Task description >>
Reproduce the listing below word for word, with no pictures.
:::::
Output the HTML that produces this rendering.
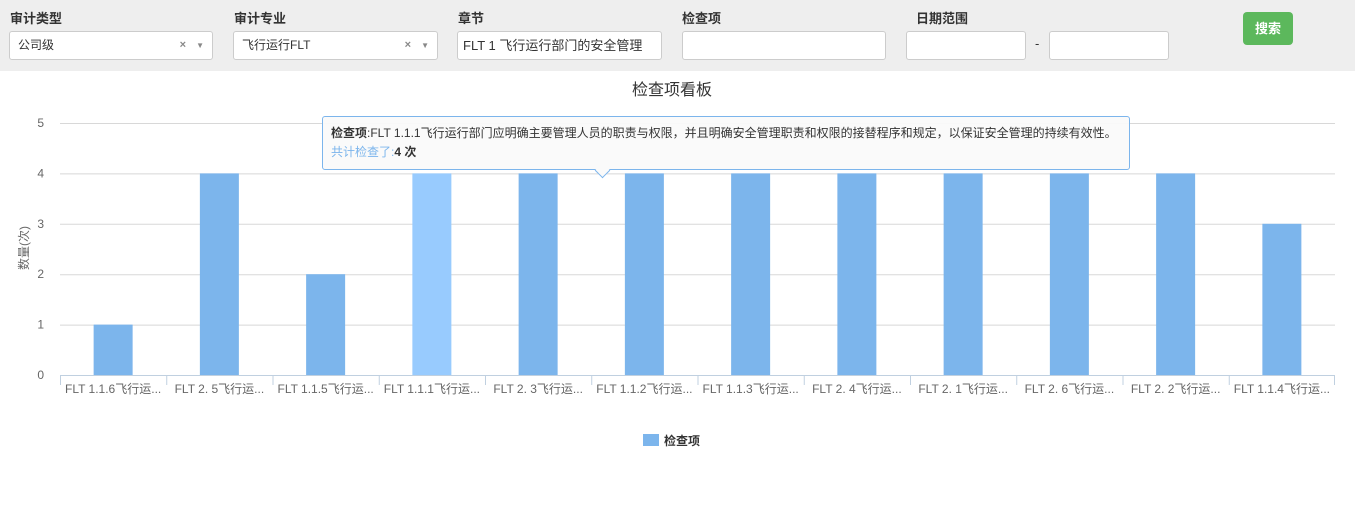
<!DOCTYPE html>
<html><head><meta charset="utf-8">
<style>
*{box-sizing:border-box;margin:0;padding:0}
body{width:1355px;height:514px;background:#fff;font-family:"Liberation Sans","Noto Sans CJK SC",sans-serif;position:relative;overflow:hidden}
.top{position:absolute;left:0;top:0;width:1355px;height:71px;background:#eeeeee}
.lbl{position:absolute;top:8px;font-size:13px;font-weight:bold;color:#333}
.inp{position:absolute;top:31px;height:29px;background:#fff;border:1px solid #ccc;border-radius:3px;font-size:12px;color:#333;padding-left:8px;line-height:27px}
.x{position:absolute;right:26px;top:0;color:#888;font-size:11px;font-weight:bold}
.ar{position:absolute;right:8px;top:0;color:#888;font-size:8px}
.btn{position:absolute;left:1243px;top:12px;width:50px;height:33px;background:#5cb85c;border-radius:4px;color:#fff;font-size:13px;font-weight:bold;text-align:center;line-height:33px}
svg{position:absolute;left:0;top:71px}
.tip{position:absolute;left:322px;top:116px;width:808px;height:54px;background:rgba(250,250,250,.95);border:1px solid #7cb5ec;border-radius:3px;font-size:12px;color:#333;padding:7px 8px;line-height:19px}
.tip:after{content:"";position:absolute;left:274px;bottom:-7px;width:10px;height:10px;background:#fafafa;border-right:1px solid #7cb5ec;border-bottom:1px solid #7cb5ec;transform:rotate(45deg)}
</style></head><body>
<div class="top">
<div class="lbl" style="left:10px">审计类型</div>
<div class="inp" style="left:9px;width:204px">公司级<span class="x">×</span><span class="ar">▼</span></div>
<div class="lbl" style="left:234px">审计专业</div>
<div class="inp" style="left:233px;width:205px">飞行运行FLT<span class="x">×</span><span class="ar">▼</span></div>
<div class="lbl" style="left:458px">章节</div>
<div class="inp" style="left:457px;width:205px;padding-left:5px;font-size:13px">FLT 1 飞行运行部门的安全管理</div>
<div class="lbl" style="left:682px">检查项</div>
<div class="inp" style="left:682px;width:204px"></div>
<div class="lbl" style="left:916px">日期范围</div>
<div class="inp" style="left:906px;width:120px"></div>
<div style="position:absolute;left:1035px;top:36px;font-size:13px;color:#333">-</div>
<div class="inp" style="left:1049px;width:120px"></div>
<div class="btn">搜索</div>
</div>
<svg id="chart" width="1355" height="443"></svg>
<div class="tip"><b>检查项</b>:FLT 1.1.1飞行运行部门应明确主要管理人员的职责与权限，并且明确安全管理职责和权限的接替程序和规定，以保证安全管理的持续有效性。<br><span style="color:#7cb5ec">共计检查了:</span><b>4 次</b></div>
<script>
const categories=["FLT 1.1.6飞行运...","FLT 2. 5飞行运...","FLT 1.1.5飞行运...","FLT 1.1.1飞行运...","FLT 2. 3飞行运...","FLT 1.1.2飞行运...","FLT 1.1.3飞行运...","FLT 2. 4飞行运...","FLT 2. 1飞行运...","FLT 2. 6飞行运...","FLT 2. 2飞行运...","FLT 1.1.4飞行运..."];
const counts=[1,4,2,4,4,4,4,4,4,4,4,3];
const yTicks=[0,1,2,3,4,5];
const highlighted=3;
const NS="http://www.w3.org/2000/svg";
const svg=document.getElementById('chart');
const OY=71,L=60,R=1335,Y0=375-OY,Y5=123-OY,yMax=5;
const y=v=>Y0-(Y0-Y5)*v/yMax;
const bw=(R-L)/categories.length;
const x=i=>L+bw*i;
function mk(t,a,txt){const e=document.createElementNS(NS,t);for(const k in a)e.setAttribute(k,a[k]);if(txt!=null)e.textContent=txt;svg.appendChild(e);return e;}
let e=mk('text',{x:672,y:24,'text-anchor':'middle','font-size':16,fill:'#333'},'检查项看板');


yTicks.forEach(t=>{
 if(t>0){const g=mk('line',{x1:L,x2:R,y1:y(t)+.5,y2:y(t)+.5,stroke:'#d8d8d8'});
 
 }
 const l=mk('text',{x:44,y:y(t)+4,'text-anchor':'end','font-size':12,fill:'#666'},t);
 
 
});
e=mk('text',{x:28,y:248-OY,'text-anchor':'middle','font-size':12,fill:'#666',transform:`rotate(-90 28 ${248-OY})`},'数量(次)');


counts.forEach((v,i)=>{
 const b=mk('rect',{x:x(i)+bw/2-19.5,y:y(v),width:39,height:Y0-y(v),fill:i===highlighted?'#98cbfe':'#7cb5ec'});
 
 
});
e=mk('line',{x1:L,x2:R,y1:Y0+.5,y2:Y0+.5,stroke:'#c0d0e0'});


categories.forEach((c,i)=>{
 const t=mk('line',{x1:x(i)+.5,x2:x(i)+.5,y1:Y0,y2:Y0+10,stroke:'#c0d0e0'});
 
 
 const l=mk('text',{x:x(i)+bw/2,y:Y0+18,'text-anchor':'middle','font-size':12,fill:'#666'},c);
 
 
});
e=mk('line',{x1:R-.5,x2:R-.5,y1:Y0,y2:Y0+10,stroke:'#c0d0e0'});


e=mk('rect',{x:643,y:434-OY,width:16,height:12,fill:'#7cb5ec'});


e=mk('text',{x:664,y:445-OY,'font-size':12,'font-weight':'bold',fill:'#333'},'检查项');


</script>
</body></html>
:::::
Final result >>
Output the HTML that produces this rendering.
<!DOCTYPE html>
<html><head><meta charset="utf-8">
<style>
*{box-sizing:border-box;margin:0;padding:0}
body{width:1355px;height:514px;background:#fff;font-family:"Liberation Sans","Noto Sans CJK SC",sans-serif;position:relative;overflow:hidden}
.top{position:absolute;left:0;top:0;width:1355px;height:71px;background:#eeeeee}
.lbl{position:absolute;top:8px;font-size:13px;font-weight:bold;color:#333}
.inp{position:absolute;top:31px;height:29px;background:#fff;border:1px solid #ccc;border-radius:3px;font-size:12px;color:#333;padding-left:8px;line-height:27px}
.x{position:absolute;right:26px;top:0;color:#888;font-size:11px;font-weight:bold}
.ar{position:absolute;right:8px;top:0;color:#888;font-size:8px}
.btn{position:absolute;left:1243px;top:12px;width:50px;height:33px;background:#5cb85c;border-radius:4px;color:#fff;font-size:13px;font-weight:bold;text-align:center;line-height:33px}
svg{position:absolute;left:0;top:71px}
.tip{position:absolute;left:322px;top:116px;width:808px;height:54px;background:rgba(250,250,250,.95);border:1px solid #7cb5ec;border-radius:3px;font-size:12px;color:#333;padding:7px 8px;line-height:19px}
.tip:after{content:"";position:absolute;left:274px;bottom:-7px;width:10px;height:10px;background:#fafafa;border-right:1px solid #7cb5ec;border-bottom:1px solid #7cb5ec;transform:rotate(45deg)}
</style></head><body>
<div class="top">
<div class="lbl" style="left:10px">审计类型</div>
<div class="inp" style="left:9px;width:204px">公司级<span class="x">×</span><span class="ar">▼</span></div>
<div class="lbl" style="left:234px">审计专业</div>
<div class="inp" style="left:233px;width:205px">飞行运行FLT<span class="x">×</span><span class="ar">▼</span></div>
<div class="lbl" style="left:458px">章节</div>
<div class="inp" style="left:457px;width:205px;padding-left:5px;font-size:13px">FLT 1 飞行运行部门的安全管理</div>
<div class="lbl" style="left:682px">检查项</div>
<div class="inp" style="left:682px;width:204px"></div>
<div class="lbl" style="left:916px">日期范围</div>
<div class="inp" style="left:906px;width:120px"></div>
<div style="position:absolute;left:1035px;top:36px;font-size:13px;color:#333">-</div>
<div class="inp" style="left:1049px;width:120px"></div>
<div class="btn">搜索</div>
</div>
<svg id="chart" width="1355" height="443"></svg>
<div class="tip"><b>检查项</b>:FLT 1.1.1飞行运行部门应明确主要管理人员的职责与权限，并且明确安全管理职责和权限的接替程序和规定，以保证安全管理的持续有效性。<br><span style="color:#7cb5ec">共计检查了:</span><b>4 次</b></div>
<script>
const categories=["FLT 1.1.6飞行运...","FLT 2. 5飞行运...","FLT 1.1.5飞行运...","FLT 1.1.1飞行运...","FLT 2. 3飞行运...","FLT 1.1.2飞行运...","FLT 1.1.3飞行运...","FLT 2. 4飞行运...","FLT 2. 1飞行运...","FLT 2. 6飞行运...","FLT 2. 2飞行运...","FLT 1.1.4飞行运..."];
const counts=[1,4,2,4,4,4,4,4,4,4,4,3];
const yTicks=[0,1,2,3,4,5];
const highlighted=3;
const NS="http://www.w3.org/2000/svg";
const svg=document.getElementById('chart');
const OY=71,L=60,R=1335,Y0=375-OY,Y5=123-OY,yMax=5;
const y=v=>Y0-(Y0-Y5)*v/yMax;
const bw=(R-L)/categories.length;
const x=i=>L+bw*i;
function mk(t,a,txt){const e=document.createElementNS(NS,t);for(const k in a)e.setAttribute(k,a[k]);if(txt!=null)e.textContent=txt;svg.appendChild(e);return e;}
let e=mk('text',{x:672,y:24,'text-anchor':'middle','font-size':16,fill:'#333'},'检查项看板');


yTicks.forEach(t=>{
 if(t>0){const g=mk('line',{x1:L,x2:R,y1:y(t)+.5,y2:y(t)+.5,stroke:'#d8d8d8'});
 
 }
 const l=mk('text',{x:44,y:y(t)+4,'text-anchor':'end','font-size':12,fill:'#666'},t);
 
 
});
e=mk('text',{x:28,y:248-OY,'text-anchor':'middle','font-size':12,fill:'#666',transform:`rotate(-90 28 ${248-OY})`},'数量(次)');


counts.forEach((v,i)=>{
 const b=mk('rect',{x:x(i)+bw/2-19.5,y:y(v),width:39,height:Y0-y(v),fill:i===highlighted?'#98cbfe':'#7cb5ec'});
 
 
});
e=mk('line',{x1:L,x2:R,y1:Y0+.5,y2:Y0+.5,stroke:'#c0d0e0'});


categories.forEach((c,i)=>{
 const t=mk('line',{x1:x(i)+.5,x2:x(i)+.5,y1:Y0,y2:Y0+10,stroke:'#c0d0e0'});
 
 
 const l=mk('text',{x:x(i)+bw/2,y:Y0+18,'text-anchor':'middle','font-size':12,fill:'#666'},c);
 
 
});
e=mk('line',{x1:R-.5,x2:R-.5,y1:Y0,y2:Y0+10,stroke:'#c0d0e0'});


e=mk('rect',{x:643,y:434-OY,width:16,height:12,fill:'#7cb5ec'});


e=mk('text',{x:664,y:445-OY,'font-size':12,'font-weight':'bold',fill:'#333'},'检查项');


</script>
</body></html>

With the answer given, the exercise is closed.